In 1969, Godfrey was hired as a secretary by Herb Ross of H.J. Ross Homes. Ross, an innovator who later became president of the Home Builders Association of Metro Orlando, had recently been to California and had observed how effectively West Coast builders used elaborate interior design to help merchandise their models.

"Nobody was doing that here," recalls Ross, now retired and living in North Carolina. "So I gave Betsy the latitude to take that idea and apply it to our projects. In fact, she really refined the concept of interior merchandising and set a standard in Orlando."

Although Ross and Godfrey were a dynamic duo in business, their brief marriage failed. Still, they remained friendly and Ross was supportive when Godfrey decided to strike out on her own-not as an interior designer but as a homebuilder. She earned her contractor's license in 1976 and shortly thereafter formed Baywood Homes with her brother, Richard Forbis.

"Usually, women in our industry were given the 'girl stuff,' like customer relations," says Godfrey, who was then the only female builder in Orlando. "But I think all that mattered is that I got the job done."

Indeed she did. Baywood built in upscale neighborhoods such as Orange Tree and Bay Hill, and found success with affluent buyers who appreciated the company's cutting edge floorplans and attention to detail.

Godfrey also joined the Home Builders Association, where she was told that the National Association of Home Builders prohibited women from becoming "Spikes," which is a designation given to top membership recruiters.

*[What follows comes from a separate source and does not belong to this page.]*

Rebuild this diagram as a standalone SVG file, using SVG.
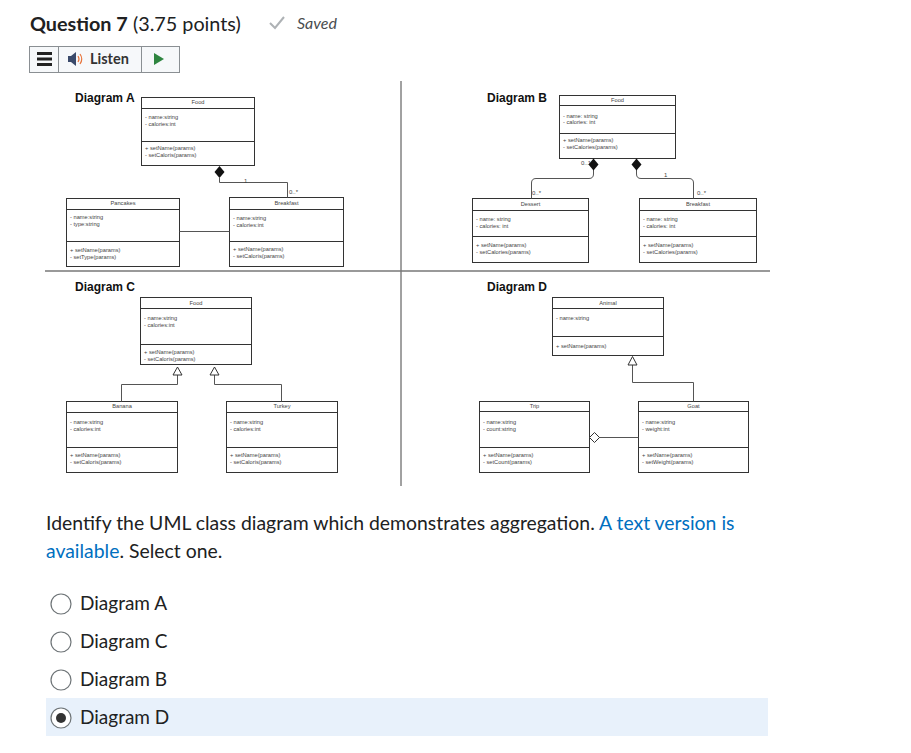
<svg xmlns="http://www.w3.org/2000/svg" width="911" height="753" viewBox="0 0 911 753">
<style>
.box{fill:#fff;stroke:#333;stroke-width:1}
.sep{stroke:#333;stroke-width:1}
.t{font-family:"Liberation Sans",Arial,sans-serif;font-size:5.7px;fill:#444}
.h{font-family:"Liberation Sans",Arial,sans-serif;font-size:5.7px;fill:#444;text-anchor:middle}
.lbl{font-family:"Liberation Sans",Arial,sans-serif;font-size:12px;font-weight:bold;fill:#111}
.m{font-family:"Liberation Sans",Arial,sans-serif;font-size:6px;fill:#444}
.ln{fill:none;stroke:#555;stroke-width:1}
.body{font-family:Lato,"Open Sans",sans-serif;font-size:19px;fill:#202122}
.q{font-size:19.4px}
.link{fill:#006fbf}
.radio{fill:#fff;stroke:#6e7477;stroke-width:1.2}
</style>
<rect width="911" height="753" fill="#fff"/>

<g id="header">
<text x="30" y="31" font-family="Lato,'Open Sans',sans-serif" font-size="19.8" fill="#202122"><tspan font-weight="bold">Question 7</tspan> (3.75 points)</text>
<path d="M270 23 L275 28 L284 17" fill="none" stroke="#aeb2b5" stroke-width="2"/>
<text x="297" y="29" font-family="Lato,'Open Sans',sans-serif" font-size="16" font-style="italic" fill="#494c4e">Saved</text>
</g>

<g id="listen-bar">
<rect x="29.5" y="46.5" width="150" height="26" fill="#f6f8fa" stroke="#8a8f93"/>
<line x1="58.5" y1="46.5" x2="58.5" y2="72.5" stroke="#8a8f93"/>
<line x1="141.5" y1="46.5" x2="141.5" y2="72.5" stroke="#8a8f93"/>
<rect x="37" y="52" width="15" height="3" fill="#222"/>
<rect x="37" y="57.5" width="15" height="3" fill="#222"/>
<rect x="37" y="63" width="15" height="3" fill="#222"/>
<path d="M68 56 L71 56 L76 52 L76 66 L71 62 L68 62 Z" fill="#3a4a6b"/>
<path d="M78 56 Q80 59 78 62 M80 54 Q83.5 59 80 64" fill="none" stroke="#e8743b" stroke-width="1.2"/>
<text x="90" y="64" font-family="Lato,'Open Sans',sans-serif" font-size="14.5" font-weight="bold" fill="#333">Listen</text>
<path d="M154 53 L164 59 L154 65 Z" fill="#2e8540"/>
</g>

<g id="dividers">
<line x1="401" y1="81" x2="401" y2="486" stroke="#444" stroke-width="1"/>
<line x1="45" y1="271" x2="770" y2="271" stroke="#777" stroke-width="1.3"/>
</g>

<g id="labels">
<text class="lbl" x="75" y="102">Diagram A</text>
<text class="lbl" x="487" y="102">Diagram B</text>
<text class="lbl" x="75" y="291">Diagram C</text>
<text class="lbl" x="487" y="291">Diagram D</text>
</g>

<!-- Diagram A -->
<g id="a-food">
<rect class="box" x="141.5" y="97.5" width="113" height="68"/>
<line class="sep" x1="141.5" y1="108.5" x2="254.5" y2="108.5"/>
<line class="sep" x1="141.5" y1="141.5" x2="254.5" y2="141.5"/>
<text class="h" x="198" y="104">Food</text>
<text class="t" x="145" y="119">- name:string</text>
<text class="t" x="145" y="126">- calories:int</text>
<text class="t" x="145" y="150">+ setName(params)</text>
<text class="t" x="145" y="157">- setCaloris(params)</text>
</g>
<g id="a-pancakes">
<rect class="box" x="66.5" y="198.5" width="113" height="68"/>
<line class="sep" x1="66.5" y1="209.5" x2="179.5" y2="209.5"/>
<line class="sep" x1="66.5" y1="241.5" x2="179.5" y2="241.5"/>
<text class="h" x="123" y="205">Pancakes</text>
<text class="t" x="70" y="219">- name:string</text>
<text class="t" x="70" y="226">- type:string</text>
<text class="t" x="70" y="252">+ setName(params)</text>
<text class="t" x="70" y="259">- setType(params)</text>
</g>
<g id="a-breakfast">
<rect class="box" x="229.5" y="197.5" width="114" height="69"/>
<line class="sep" x1="229.5" y1="209.5" x2="343.5" y2="209.5"/>
<line class="sep" x1="229.5" y1="241.5" x2="343.5" y2="241.5"/>
<text class="h" x="286.5" y="205">Breakfast</text>
<text class="t" x="233" y="220">- name:string</text>
<text class="t" x="233" y="227">- calories:int</text>
<text class="t" x="233" y="251">+ setName(params)</text>
<text class="t" x="233" y="258">- setCaloris(params)</text>
</g>

<!-- Diagram B -->
<g id="b-food">
<rect class="box" x="559.5" y="95.5" width="116" height="63"/>
<line class="sep" x1="559.5" y1="105.5" x2="675.5" y2="105.5"/>
<line class="sep" x1="559.5" y1="133.5" x2="675.5" y2="133.5"/>
<text class="h" x="617.5" y="102">Food</text>
<text class="t" x="563" y="118">- name: string</text>
<text class="t" x="563" y="124">- calories: int</text>
<text class="t" x="563" y="142">+ setName(params)</text>
<text class="t" x="563" y="149">- setCalories(params)</text>
</g>
<g id="b-dessert">
<rect class="box" x="472.5" y="198.5" width="116" height="64"/>
<line class="sep" x1="472.5" y1="210.5" x2="588.5" y2="210.5"/>
<line class="sep" x1="472.5" y1="236.5" x2="588.5" y2="236.5"/>
<text class="h" x="530.5" y="206">Dessert</text>
<text class="t" x="476" y="221">- name: string</text>
<text class="t" x="476" y="228">- calories: int</text>
<text class="t" x="476" y="247">+ setName(params)</text>
<text class="t" x="476" y="254">- setCalories(params)</text>
</g>
<g id="b-breakfast">
<rect class="box" x="639.5" y="198.5" width="117" height="64"/>
<line class="sep" x1="639.5" y1="210.5" x2="756.5" y2="210.5"/>
<line class="sep" x1="639.5" y1="236.5" x2="756.5" y2="236.5"/>
<text class="h" x="698" y="206">Breakfast</text>
<text class="t" x="643" y="221">- name: string</text>
<text class="t" x="643" y="228">- calories: int</text>
<text class="t" x="643" y="247">+ setName(params)</text>
<text class="t" x="643" y="254">- setCalories(params)</text>
</g>

<!-- Diagram C -->
<g id="c-food">
<rect class="box" x="140.5" y="297.5" width="111" height="67"/>
<line class="sep" x1="140.5" y1="308.5" x2="251.5" y2="308.5"/>
<line class="sep" x1="140.5" y1="344.5" x2="251.5" y2="344.5"/>
<text class="h" x="196" y="305">Food</text>
<text class="t" x="144" y="320">- name:string</text>
<text class="t" x="144" y="327">- calories:int</text>
<text class="t" x="144" y="354">+ setName(params)</text>
<text class="t" x="144" y="361">- setCaloris(params)</text>
</g>
<g id="c-banana">
<rect class="box" x="66.5" y="401.5" width="111" height="71"/>
<line class="sep" x1="66.5" y1="412.5" x2="177.5" y2="412.5"/>
<line class="sep" x1="66.5" y1="447.5" x2="177.5" y2="447.5"/>
<text class="h" x="122" y="408">Banana</text>
<text class="t" x="70" y="424">- name:string</text>
<text class="t" x="70" y="431">- calories:int</text>
<text class="t" x="70" y="457">+ setName(params)</text>
<text class="t" x="70" y="464">- setCaloris(params)</text>
</g>
<g id="c-turkey">
<rect class="box" x="226.5" y="401.5" width="111" height="71"/>
<line class="sep" x1="226.5" y1="412.5" x2="337.5" y2="412.5"/>
<line class="sep" x1="226.5" y1="447.5" x2="337.5" y2="447.5"/>
<text class="h" x="282" y="408">Turkey</text>
<text class="t" x="230" y="424">- name:string</text>
<text class="t" x="230" y="431">- calories:int</text>
<text class="t" x="230" y="457">+ setName(params)</text>
<text class="t" x="230" y="464">- setCaloris(params)</text>
</g>

<!-- Diagram D -->
<g id="d-animal">
<rect class="box" x="552.5" y="297.5" width="111" height="58"/>
<line class="sep" x1="552.5" y1="308.5" x2="663.5" y2="308.5"/>
<line class="sep" x1="552.5" y1="336.5" x2="663.5" y2="336.5"/>
<text class="h" x="608" y="305">Animal</text>
<text class="t" x="556" y="320">- name:string</text>
<text class="t" x="556" y="348">+ setName(params)</text>
</g>
<g id="d-trip">
<rect class="box" x="479.5" y="401.5" width="110" height="71"/>
<line class="sep" x1="479.5" y1="411.5" x2="589.5" y2="411.5"/>
<line class="sep" x1="479.5" y1="447.5" x2="589.5" y2="447.5"/>
<text class="h" x="534.5" y="408">Trip</text>
<text class="t" x="483" y="424">- name:string</text>
<text class="t" x="483" y="431">- count:string</text>
<text class="t" x="483" y="457">+ setName(params)</text>
<text class="t" x="483" y="464">- setCount(params)</text>
</g>
<g id="d-goat">
<rect class="box" x="638.5" y="401.5" width="110" height="71"/>
<line class="sep" x1="638.5" y1="411.5" x2="748.5" y2="411.5"/>
<line class="sep" x1="638.5" y1="447.5" x2="748.5" y2="447.5"/>
<text class="h" x="693.5" y="408">Goat</text>
<text class="t" x="642" y="424">- name:string</text>
<text class="t" x="642" y="431">- weight:int</text>
<text class="t" x="642" y="457">+ setName(params)</text>
<text class="t" x="642" y="464">- setWeight(params)</text>
</g>

<g id="connectors">
<!-- A -->
<path class="ln" d="M219.5 178 V182.5 H287.5 V197.5"/>
<path d="M219.5 166 L224.5 172 L219.5 178 L214.5 172 Z" fill="#111"/>
<text class="m" x="244" y="183">1</text>
<text class="m" x="289" y="194">0..*</text>
<line class="ln" x1="179.5" y1="231.5" x2="229.5" y2="231.5"/>
<!-- B -->
<text class="m" x="581" y="165">0..1</text>
<path class="ln" d="M593.5 170 V174 Q593.5 178.5 589 178.5 H536 Q531.5 178.5 531.5 183 V198.5"/>
<path d="M593.5 158.5 L598.5 164.5 L593.5 170.5 L588.5 164.5 Z" fill="#111"/>
<path class="ln" d="M636.5 170 V174 Q636.5 178.5 641 178.5 H689 Q693.5 178.5 693.5 183 V198.5"/>
<path d="M636.5 158.5 L641.5 164.5 L636.5 170.5 L631.5 164.5 Z" fill="#111"/>
<text class="m" x="532" y="195">0..*</text>
<text class="m" x="664" y="177">1</text>
<text class="m" x="697" y="195">0..*</text>
<!-- C -->
<path class="ln" d="M177.5 375 V384.5 H121.5 V401.5"/>
<path d="M177.5 367 L182 375 L173 375 Z" fill="#fff" stroke="#333" stroke-width="1"/>
<path class="ln" d="M214.5 375 V384.5 H281.5 V401.5"/>
<path d="M214.5 367 L219 375 L210 375 Z" fill="#fff" stroke="#333" stroke-width="1"/>
<!-- D -->
<path class="ln" d="M632.5 365 V382.5 H693.5 V401.5"/>
<path d="M632.5 356.5 L637 365 L628 365 Z" fill="#fff" stroke="#333" stroke-width="1"/>
<line class="ln" x1="599" y1="437.5" x2="638.5" y2="437.5"/>
<path d="M589.5 437.5 L594.5 432.5 L599.5 437.5 L594.5 442.5 Z" fill="#fff" stroke="#333" stroke-width="1"/>
</g>

<g id="question">
<text class="body q" x="46" y="530">Identify the UML class diagram which demonstrates aggregation. <tspan class="link">A text version is</tspan></text>
<text class="body q" x="46" y="558"><tspan class="link">available</tspan>. Select one.</text>
</g>

<g id="options">
<rect x="46" y="698" width="722" height="38" fill="#e8f1fb"/>
<circle class="radio" cx="61" cy="604" r="10"/>
<circle class="radio" cx="61" cy="642" r="10"/>
<circle class="radio" cx="61" cy="680" r="10"/>
<circle class="radio" cx="61" cy="718" r="10"/>
<circle cx="61" cy="718" r="5" fill="#333"/>
<text class="body" x="80" y="610">Diagram A</text>
<text class="body" x="80" y="648">Diagram C</text>
<text class="body" x="80" y="686">Diagram B</text>
<text class="body" x="80" y="724">Diagram D</text>
</g>
</svg>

"I said, 'Okay, I'll just write a letter to national,'" Godfrey says. The rule was changed, and Godfrey not only became a Life Spike but was also elected to the local association's executive board. She then began to ascend the leadership chairs, but missed the opportunity to become the group's first female president when business responsibilities forced her to decline the post.

Nonetheless, Godfrey still found time to become a founding member of the Southeast Builders' Conference and to establish the organization's prestigious Aurora Awards for design excellence.

In 1984 Godfrey phased out of building to concentrate exclusively on interior design, working for private clients and major developers. In subsequent years she won countless awards-including an unprecedented three Golden Auroras-and established a satellite office in Naples, an affluent city in Southwest Florida.

Eventually Godfrey moved her entire operation to Naples, and for the past nine years worked almost exclusively there while tackling intriguing assignments in California, Colorado, Tennessee, North Carolina, South Carolina, Washington, D.C. and Italy.

Late last year, however, Godfrey Design Consultants returned to its roots by opening a new office in Winter Park. Daughter Lauri Godfrey now works with her mother as senior designer, and the two have found that their sometimes differing sensibilities result in wonderful collaborative efforts for their clients.

"My style tends to be less is more," says Lauri, who spent three years with Marc Michaels, a prominent interior design firm also located in Winter Park. "Her style tends to be softer and warmer. Together, it really works."

Lauri says working with her mother-and traveling with her to exhibitions, conventions and assignments-means she is constantly learning, not only about design but also about relationship building.

"There are so many clients out there who think Betsy hung the moon," she says. "I really respect and admire that."